# What the task requires:
Pictures don't belong in the copy. Set down the lines from the one containing "Generate a LaTeX" through the last line, exactly as they are.

# Available records:
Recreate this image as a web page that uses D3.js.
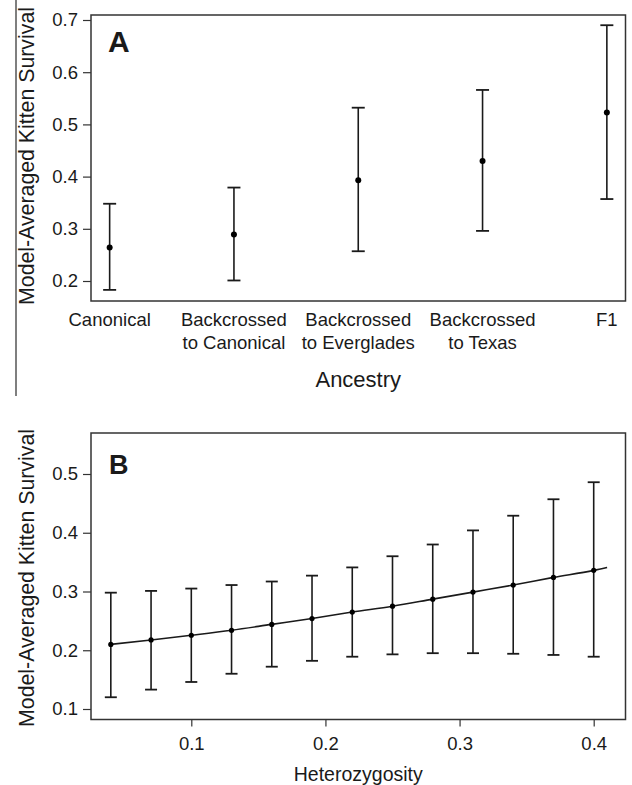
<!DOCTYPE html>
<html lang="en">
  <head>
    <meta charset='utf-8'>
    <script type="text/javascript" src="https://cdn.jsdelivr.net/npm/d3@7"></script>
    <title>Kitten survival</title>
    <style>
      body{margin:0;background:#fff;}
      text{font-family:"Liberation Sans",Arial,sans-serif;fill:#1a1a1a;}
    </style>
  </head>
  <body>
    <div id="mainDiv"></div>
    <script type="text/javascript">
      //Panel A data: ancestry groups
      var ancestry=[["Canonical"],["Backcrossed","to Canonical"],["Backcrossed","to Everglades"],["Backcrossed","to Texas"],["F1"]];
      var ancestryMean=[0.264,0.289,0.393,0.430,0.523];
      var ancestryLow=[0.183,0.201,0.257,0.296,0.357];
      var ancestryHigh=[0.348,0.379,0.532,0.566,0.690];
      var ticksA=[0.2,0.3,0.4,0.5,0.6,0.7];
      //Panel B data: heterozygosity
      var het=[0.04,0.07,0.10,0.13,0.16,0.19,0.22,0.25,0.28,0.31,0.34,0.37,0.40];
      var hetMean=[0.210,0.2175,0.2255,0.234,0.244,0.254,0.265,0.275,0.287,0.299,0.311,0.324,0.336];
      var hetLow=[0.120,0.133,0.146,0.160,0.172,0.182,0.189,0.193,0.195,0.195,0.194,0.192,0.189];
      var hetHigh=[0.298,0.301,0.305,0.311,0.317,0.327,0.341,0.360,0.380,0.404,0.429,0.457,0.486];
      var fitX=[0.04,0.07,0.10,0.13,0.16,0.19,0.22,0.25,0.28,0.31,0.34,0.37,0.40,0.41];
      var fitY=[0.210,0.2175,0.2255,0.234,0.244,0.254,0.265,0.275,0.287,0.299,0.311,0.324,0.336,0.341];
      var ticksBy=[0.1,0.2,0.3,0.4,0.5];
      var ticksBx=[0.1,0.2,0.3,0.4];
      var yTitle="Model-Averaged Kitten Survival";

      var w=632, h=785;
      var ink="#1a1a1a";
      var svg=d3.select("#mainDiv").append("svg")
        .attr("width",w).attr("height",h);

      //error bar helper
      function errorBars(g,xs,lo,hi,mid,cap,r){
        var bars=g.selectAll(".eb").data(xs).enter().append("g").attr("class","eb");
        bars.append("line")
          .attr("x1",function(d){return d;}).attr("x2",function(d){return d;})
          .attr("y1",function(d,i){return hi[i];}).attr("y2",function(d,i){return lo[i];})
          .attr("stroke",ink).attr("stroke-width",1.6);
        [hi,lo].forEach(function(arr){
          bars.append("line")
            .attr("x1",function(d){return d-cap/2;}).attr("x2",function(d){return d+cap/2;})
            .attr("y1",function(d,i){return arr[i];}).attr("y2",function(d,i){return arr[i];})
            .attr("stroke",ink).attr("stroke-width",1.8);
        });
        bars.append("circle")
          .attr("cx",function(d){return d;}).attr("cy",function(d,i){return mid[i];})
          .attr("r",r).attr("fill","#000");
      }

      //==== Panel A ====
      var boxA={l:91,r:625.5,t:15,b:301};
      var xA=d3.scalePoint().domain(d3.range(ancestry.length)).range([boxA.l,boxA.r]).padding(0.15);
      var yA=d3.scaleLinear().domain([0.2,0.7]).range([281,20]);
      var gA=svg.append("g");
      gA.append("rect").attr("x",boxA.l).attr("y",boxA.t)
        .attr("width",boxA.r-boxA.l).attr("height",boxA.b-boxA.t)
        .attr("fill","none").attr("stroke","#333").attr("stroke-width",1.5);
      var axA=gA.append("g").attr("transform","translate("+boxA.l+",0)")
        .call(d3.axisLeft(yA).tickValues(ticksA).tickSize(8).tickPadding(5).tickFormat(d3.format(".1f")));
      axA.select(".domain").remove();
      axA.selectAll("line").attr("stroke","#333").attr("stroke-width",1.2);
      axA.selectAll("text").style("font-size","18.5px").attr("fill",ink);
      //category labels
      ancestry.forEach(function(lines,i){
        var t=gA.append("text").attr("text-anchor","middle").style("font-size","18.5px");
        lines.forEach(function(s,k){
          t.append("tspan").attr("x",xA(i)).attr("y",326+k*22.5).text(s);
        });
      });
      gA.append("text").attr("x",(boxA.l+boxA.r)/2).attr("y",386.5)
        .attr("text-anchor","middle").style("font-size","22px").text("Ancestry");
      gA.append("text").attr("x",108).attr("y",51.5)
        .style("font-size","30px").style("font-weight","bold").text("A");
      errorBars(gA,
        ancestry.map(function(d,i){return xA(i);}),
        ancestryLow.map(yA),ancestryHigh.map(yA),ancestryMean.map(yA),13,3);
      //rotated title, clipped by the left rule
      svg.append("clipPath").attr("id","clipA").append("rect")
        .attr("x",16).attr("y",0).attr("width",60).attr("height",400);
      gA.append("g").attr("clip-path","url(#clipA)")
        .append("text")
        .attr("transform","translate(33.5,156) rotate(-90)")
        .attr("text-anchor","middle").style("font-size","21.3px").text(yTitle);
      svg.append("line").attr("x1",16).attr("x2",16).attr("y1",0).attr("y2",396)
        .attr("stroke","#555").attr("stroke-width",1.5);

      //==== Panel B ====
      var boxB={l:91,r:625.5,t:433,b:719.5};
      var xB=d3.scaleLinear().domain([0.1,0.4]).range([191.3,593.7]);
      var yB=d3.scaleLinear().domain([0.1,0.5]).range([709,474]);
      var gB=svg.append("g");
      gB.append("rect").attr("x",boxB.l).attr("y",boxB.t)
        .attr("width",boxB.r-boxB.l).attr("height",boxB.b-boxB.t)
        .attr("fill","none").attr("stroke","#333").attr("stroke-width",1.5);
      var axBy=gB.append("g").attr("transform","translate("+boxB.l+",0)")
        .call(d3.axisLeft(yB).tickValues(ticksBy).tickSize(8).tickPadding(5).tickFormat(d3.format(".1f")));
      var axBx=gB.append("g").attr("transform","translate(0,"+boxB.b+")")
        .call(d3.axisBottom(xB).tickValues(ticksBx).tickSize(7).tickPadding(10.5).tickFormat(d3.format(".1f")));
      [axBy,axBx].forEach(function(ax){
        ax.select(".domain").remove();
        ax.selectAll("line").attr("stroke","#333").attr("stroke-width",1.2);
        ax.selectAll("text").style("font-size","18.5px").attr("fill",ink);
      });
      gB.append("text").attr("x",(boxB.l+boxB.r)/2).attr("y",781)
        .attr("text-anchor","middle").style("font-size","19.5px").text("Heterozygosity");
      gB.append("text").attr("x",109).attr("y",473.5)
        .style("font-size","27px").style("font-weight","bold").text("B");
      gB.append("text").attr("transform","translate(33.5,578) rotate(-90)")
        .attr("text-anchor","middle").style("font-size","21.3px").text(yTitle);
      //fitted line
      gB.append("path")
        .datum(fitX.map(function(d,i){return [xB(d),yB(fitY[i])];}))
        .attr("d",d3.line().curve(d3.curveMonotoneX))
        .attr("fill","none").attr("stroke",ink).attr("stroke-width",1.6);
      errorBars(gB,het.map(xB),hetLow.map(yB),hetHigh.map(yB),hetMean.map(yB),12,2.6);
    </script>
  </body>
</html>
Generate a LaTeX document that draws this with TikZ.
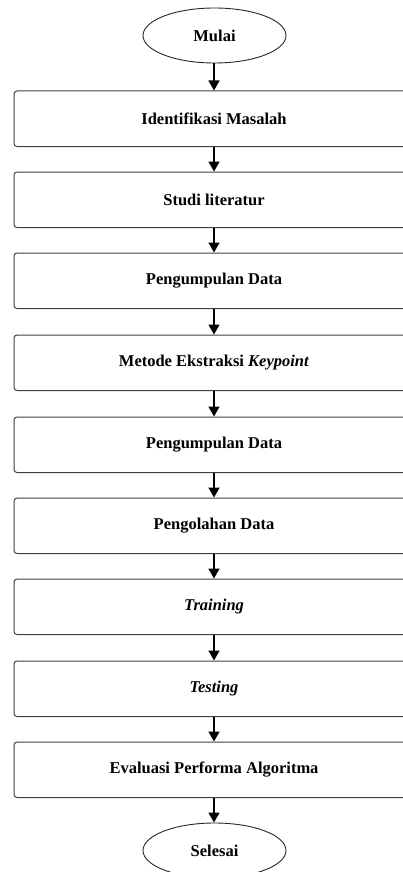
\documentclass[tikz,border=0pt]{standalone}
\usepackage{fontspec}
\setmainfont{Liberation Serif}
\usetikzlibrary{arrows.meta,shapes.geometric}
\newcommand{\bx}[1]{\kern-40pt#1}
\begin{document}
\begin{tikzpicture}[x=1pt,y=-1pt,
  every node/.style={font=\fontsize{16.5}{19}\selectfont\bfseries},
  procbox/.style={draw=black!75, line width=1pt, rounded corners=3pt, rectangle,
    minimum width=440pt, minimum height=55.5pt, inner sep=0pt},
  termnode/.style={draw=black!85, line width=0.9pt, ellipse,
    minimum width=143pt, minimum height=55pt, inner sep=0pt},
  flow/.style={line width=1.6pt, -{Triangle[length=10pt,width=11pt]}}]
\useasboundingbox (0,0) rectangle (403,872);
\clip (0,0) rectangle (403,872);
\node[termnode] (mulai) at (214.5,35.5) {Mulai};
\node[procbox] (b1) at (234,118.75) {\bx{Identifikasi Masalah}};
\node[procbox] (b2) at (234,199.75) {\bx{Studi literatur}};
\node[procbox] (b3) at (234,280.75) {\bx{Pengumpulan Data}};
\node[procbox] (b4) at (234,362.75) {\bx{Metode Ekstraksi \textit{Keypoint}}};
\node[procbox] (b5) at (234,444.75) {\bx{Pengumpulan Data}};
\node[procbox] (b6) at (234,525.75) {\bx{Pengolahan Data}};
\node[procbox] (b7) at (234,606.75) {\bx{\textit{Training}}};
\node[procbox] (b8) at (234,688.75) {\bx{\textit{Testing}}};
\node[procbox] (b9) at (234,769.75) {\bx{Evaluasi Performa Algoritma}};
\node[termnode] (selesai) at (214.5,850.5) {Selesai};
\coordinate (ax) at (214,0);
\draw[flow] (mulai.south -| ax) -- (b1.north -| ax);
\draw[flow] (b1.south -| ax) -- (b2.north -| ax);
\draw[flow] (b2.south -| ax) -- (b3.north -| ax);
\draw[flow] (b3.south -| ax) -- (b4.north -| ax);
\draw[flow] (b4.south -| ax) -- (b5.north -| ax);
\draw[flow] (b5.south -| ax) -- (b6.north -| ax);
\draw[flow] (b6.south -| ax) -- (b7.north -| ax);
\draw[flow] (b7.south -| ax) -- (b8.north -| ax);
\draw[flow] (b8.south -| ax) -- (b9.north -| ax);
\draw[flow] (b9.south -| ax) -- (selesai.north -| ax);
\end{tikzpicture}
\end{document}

# Output of the task:
Generate a LaTeX document that draws this with TikZ.
\documentclass[tikz,border=0pt]{standalone}
\usepackage{fontspec}
\setmainfont{Liberation Serif}
\usetikzlibrary{arrows.meta,shapes.geometric}
\newcommand{\bx}[1]{\kern-40pt#1}
\begin{document}
\begin{tikzpicture}[x=1pt,y=-1pt,
  every node/.style={font=\fontsize{16.5}{19}\selectfont\bfseries},
  procbox/.style={draw=black!75, line width=1pt, rounded corners=3pt, rectangle,
    minimum width=440pt, minimum height=55.5pt, inner sep=0pt},
  termnode/.style={draw=black!85, line width=0.9pt, ellipse,
    minimum width=143pt, minimum height=55pt, inner sep=0pt},
  flow/.style={line width=1.6pt, -{Triangle[length=10pt,width=11pt]}}]
\useasboundingbox (0,0) rectangle (403,872);
\clip (0,0) rectangle (403,872);
\node[termnode] (mulai) at (214.5,35.5) {Mulai};
\node[procbox] (b1) at (234,118.75) {\bx{Identifikasi Masalah}};
\node[procbox] (b2) at (234,199.75) {\bx{Studi literatur}};
\node[procbox] (b3) at (234,280.75) {\bx{Pengumpulan Data}};
\node[procbox] (b4) at (234,362.75) {\bx{Metode Ekstraksi \textit{Keypoint}}};
\node[procbox] (b5) at (234,444.75) {\bx{Pengumpulan Data}};
\node[procbox] (b6) at (234,525.75) {\bx{Pengolahan Data}};
\node[procbox] (b7) at (234,606.75) {\bx{\textit{Training}}};
\node[procbox] (b8) at (234,688.75) {\bx{\textit{Testing}}};
\node[procbox] (b9) at (234,769.75) {\bx{Evaluasi Performa Algoritma}};
\node[termnode] (selesai) at (214.5,850.5) {Selesai};
\coordinate (ax) at (214,0);
\draw[flow] (mulai.south -| ax) -- (b1.north -| ax);
\draw[flow] (b1.south -| ax) -- (b2.north -| ax);
\draw[flow] (b2.south -| ax) -- (b3.north -| ax);
\draw[flow] (b3.south -| ax) -- (b4.north -| ax);
\draw[flow] (b4.south -| ax) -- (b5.north -| ax);
\draw[flow] (b5.south -| ax) -- (b6.north -| ax);
\draw[flow] (b6.south -| ax) -- (b7.north -| ax);
\draw[flow] (b7.south -| ax) -- (b8.north -| ax);
\draw[flow] (b8.south -| ax) -- (b9.north -| ax);
\draw[flow] (b9.south -| ax) -- (selesai.north -| ax);
\end{tikzpicture}
\end{document}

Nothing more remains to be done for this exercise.